The USD/CHF pair discovers buying interest near the psychological support of 0.8500 in Thursday’s European session. The Swiss Franc asset rebounds as the US Dollar (USD) edges higher after posting a fresh 2024 low. The US Dollar Index (DXY), which tracks the Greenback’s value against six major currencies, finds a cushion after refreshing a more-than-seven-month low near 101.00.
Market sentiment favors risky assets as the Federal Reserve (Fed) looks set to start reducing interest rates in September. S&P 500 futures have posted nominal gains in European trading hours.
Market speculation for Fed interest rate cuts in September has strengthened as officials see them as appropriate. The confidence of Fed policymakers for unwinding the restrictive monetary policy stance has increased due to consistently easing price pressures and cooling labor market strength, according to the Federal Open Market Committee (FOMC) minutes for the July 30-31 policy meeting.
The US Bureau of Labor Statistics (BLS) reported on Wednesday that the number of total employees hired was 818K lower than previously estimated in the year to March 2024.
Going forward, investors will focus on the preliminary United States (US) S&P Global PMI data for August, which will be published at 13:45 GMT. However, the major trigger for the US Dollar this week will be Fed Chair Jerome Powell’s speech at the Jackson Hole Symposium, which will be kicked off at 14:00 GMT and last till Saturday, on Friday. Fed Powell may provide cues about the likely size of interest rate reduction in September.
Meanwhile, the Swiss Franc will be influenced by market expectations of the Swiss National Bank’s (SNB) interest rate path amid the absence of top-tier economic data. The SNB is expected to cut interest rates further as price pressures remain well below the bank’s target of 2%.
The Swiss Franc (CHF) is Switzerland’s official currency. It is among the top ten most traded currencies globally, reaching volumes that well exceed the size of the Swiss economy. Its value is determined by the broad market sentiment, the country’s economic health or action taken by the Swiss National Bank (SNB), among other factors. Between 2011 and 2015, the Swiss Franc was pegged to the Euro (EUR). The peg was abruptly removed, resulting in a more than 20% increase in the Franc’s value, causing a turmoil in markets. Even though the peg isn’t in force anymore, CHF fortunes tend to be highly correlated with the Euro ones due to the high dependency of the Swiss economy on the neighboring Eurozone.
The Swiss Franc (CHF) is considered a safe-haven asset, or a currency that investors tend to buy in times of market stress.
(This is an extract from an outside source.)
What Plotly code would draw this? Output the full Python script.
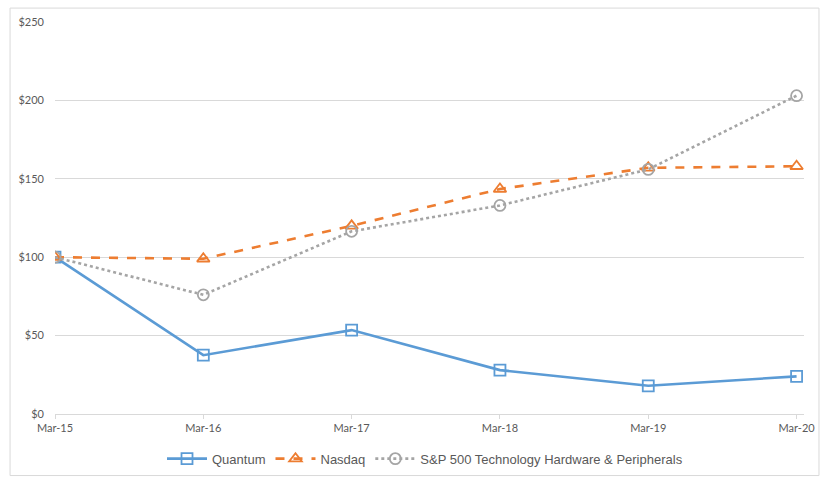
import plotly.graph_objects as go

# values
years = ["Mar-15", "Mar-16", "Mar-17", "Mar-18", "Mar-19", "Mar-20"]
quantum = [100, 37.5, 53.5, 28, 18, 24]
nasdaq = [100, 99, 120, 143.5, 157, 158]
sp_tech = [100, 76, 116.5, 133, 156, 203]
y_ticks = [0, 50, 100, 150, 200, 250]

series = [
    ("Quantum", quantum, "#5B9BD5", "solid", "square-open"),
    ("Nasdaq", nasdaq, "#ED7D31", "dash", "triangle-up-open"),
    ("S&P 500 Technology Hardware & Peripherals", sp_tech, "#A5A5A5", "dot", "circle-open"),
]

fig = go.Figure()
for name, vals, color, dash, symbol in series:
    fig.add_trace(go.Scatter(
        x=list(range(len(years))),
        y=vals,
        name=name,
        mode="lines+markers",
        line=dict(color=color, width=2.6, dash=dash),
        marker=dict(symbol=symbol, size=11, color=color, line=dict(width=1.8, color=color)),
    ))

fig.update_layout(
    width=828,
    height=486,
    margin=dict(l=55, r=24, t=22, b=70),
    plot_bgcolor="white",
    paper_bgcolor="white",
    font=dict(family="Lato, Liberation Sans, sans-serif", size=11, color="#595959"),
    xaxis=dict(
        range=[0, 5.05],
        tickmode="array",
        tickvals=list(range(len(years))),
        ticktext=years,
        showgrid=False,
        zeroline=False,
        showline=True,
        linecolor="#D9D9D9",
        linewidth=1,
        ticks="outside",
        ticklen=4,
        tickcolor="#D9D9D9",
    ),
    yaxis=dict(
        range=[0, 250],
        tickvals=y_ticks,
        ticktext=[f"${v}" for v in y_ticks],
        showgrid=True,
        gridcolor="#D9D9D9",
        gridwidth=1,
        zeroline=False,
        showline=False,
        ticks="",
        ticklabelstandoff=10,
    ),
    legend=dict(
        orientation="h",
        x=0.494,
        xanchor="center",
        y=-0.114,
        yanchor="middle",
        font=dict(family="Liberation Sans, Arial, sans-serif", size=13, color="#595959"),
        itemwidth=40,
        traceorder="normal",
    ),
    shapes=[
        dict(type="rect", xref="paper", yref="paper",
             x0=-0.060, x1=1.020, y0=-0.157, y1=1.0355,
             line=dict(color="#D9D9D9", width=1), fillcolor="rgba(0,0,0,0)", layer="below"),
    ],
)

# drop the page's default body margin so the figure sits at the window's corner
fig.write_html(
    "out.html",
    config={"displayModeBar": False},
    post_script="document.body.style.margin='0';",
)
This is due to the perceived status of Switzerland in the world: a stable economy, a strong export sector, big central bank reserves or a longstanding political stance towards neutrality in global conflicts make the country’s currency a good choice for investors fleeing from risks. Turbulent times are likely to strengthen CHF value against other currencies that are seen as more risky to invest in.
The Swiss National Bank (SNB) meets four times a year – once every quarter, less than other major central banks – to decide on monetary policy. The bank aims for an annual inflation rate of less than 2%. When inflation is above target or forecasted to be above target in the foreseeable future, the bank will attempt to tame price growth by raising its policy rate. Higher interest rates are generally positive for the Swiss Franc (CHF) as they lead to higher yields, making the country a more attractive place for investors. On the contrary, lower interest rates tend to weaken CHF.
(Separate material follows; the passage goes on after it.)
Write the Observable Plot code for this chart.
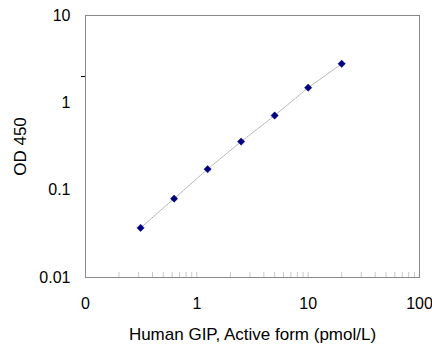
<!DOCTYPE html>
<html><head><meta charset="utf-8">
<script src="https://cdn.jsdelivr.net/npm/d3@7"></script>
<script src="https://cdn.jsdelivr.net/npm/@observablehq/plot@0.6"></script>
<style>body{margin:0;background:#fff} g[aria-label="x-axis label"] text, g[aria-label="y-axis label"] text{font-size:17px}</style>
</head><body><div id="chart"></div>
<script>
const concentration = [0.3125, 0.625, 1.25, 2.5, 5, 10, 20];
const od450 = [0.037, 0.080, 0.174, 0.360, 0.716, 1.49, 2.80];
const xTickValues = [0.1, 1, 10, 100];
const xTickLabels = ["0", "1", "10", "100"];
const yTickValues = [0.01, 0.1, 1, 10];
const yTickLabels = ["0.01", "0.1", "1", "10"];
const xMinorTicks = [0.2, 0.3, 0.4, 0.5, 0.6, 0.7, 0.8, 0.9, 1, 2, 3, 4, 5, 6, 7, 8, 9, 10, 20, 30, 40, 50, 60, 70, 80, 90];
const yStrayTick = [2];

const data = concentration.map((c, i) => ({x: c, y: od450[i]}));
const fmt = (vals, labs) => d => labs[vals.findIndex(v => Math.abs(v - d) < 1e-9)] ?? "";

const chart = Plot.plot({
  width: 432, height: 356,
  marginLeft: 85, marginRight: 13, marginTop: 15, marginBottom: 79,
  style: {fontFamily: "'Liberation Sans', Arial, sans-serif", fontSize: "16px", color: "#000", background: "#fff"},
  x: {type: "log", domain: [0.1, 100]},
  y: {type: "log", domain: [0.01, 10]},
  marks: [
    Plot.axisX(xMinorTicks, {tickSize: -5, tickFormat: () => "", stroke: "#c8c8c8", label: null}),
    Plot.axisX(xTickValues, {tickSize: 0, tickPadding: 20, tickFormat: fmt(xTickValues, xTickLabels), fontSize: 16,
      label: "Human GIP, Active form (pmol/L)", labelAnchor: "center", labelArrow: "none", labelOffset: 62}),
    Plot.axisY(yStrayTick, {tickSize: 4, tickFormat: () => "", stroke: "#000", label: null}),
    Plot.axisY(yTickValues, {tickSize: 0, tickPadding: 15, tickFormat: fmt(yTickValues, yTickLabels), fontSize: 16,
      label: "OD 450", labelAnchor: "center", labelArrow: "none", labelOffset: 72}),
    Plot.frame({stroke: "#888"}),
    Plot.line(data, {x: "x", y: "y", stroke: "#b0b0b0", strokeWidth: 1, strokeDasharray: "1.5,1"}),
    Plot.dot(data, {x: "x", y: "y", symbol: "diamond2", r: 3.3, fill: "#000080", stroke: "#000080", strokeWidth: 0.5})
  ]
});
document.getElementById("chart").append(chart);
</script>
</body></html>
Macroeconomic data releases in Switzerland are key to assessing the state of the economy and can impact the Swiss Franc’s (CHF) valuation. The Swiss economy is broadly stable, but any sudden change in economic growth, inflation, current account or the central bank’s currency reserves have the potential to trigger moves in CHF. Generally, high economic growth, low unemployment and high confidence are good for CHF. Conversely, if economic data points to weakening momentum, CHF is likely to depreciate.
As a small and open economy, Switzerland is heavily dependent on the health of the neighboring Eurozone economies. The broader European Union is Switzerland’s main economic partner and a key political ally, so macroeconomic and monetary policy stability in the Eurozone is essential for Switzerland and, thus, for the Swiss Franc (CHF). With such dependency, some models suggest that the correlation between the fortunes of the Euro (EUR) and the CHF is more than 90%, or close to perfect.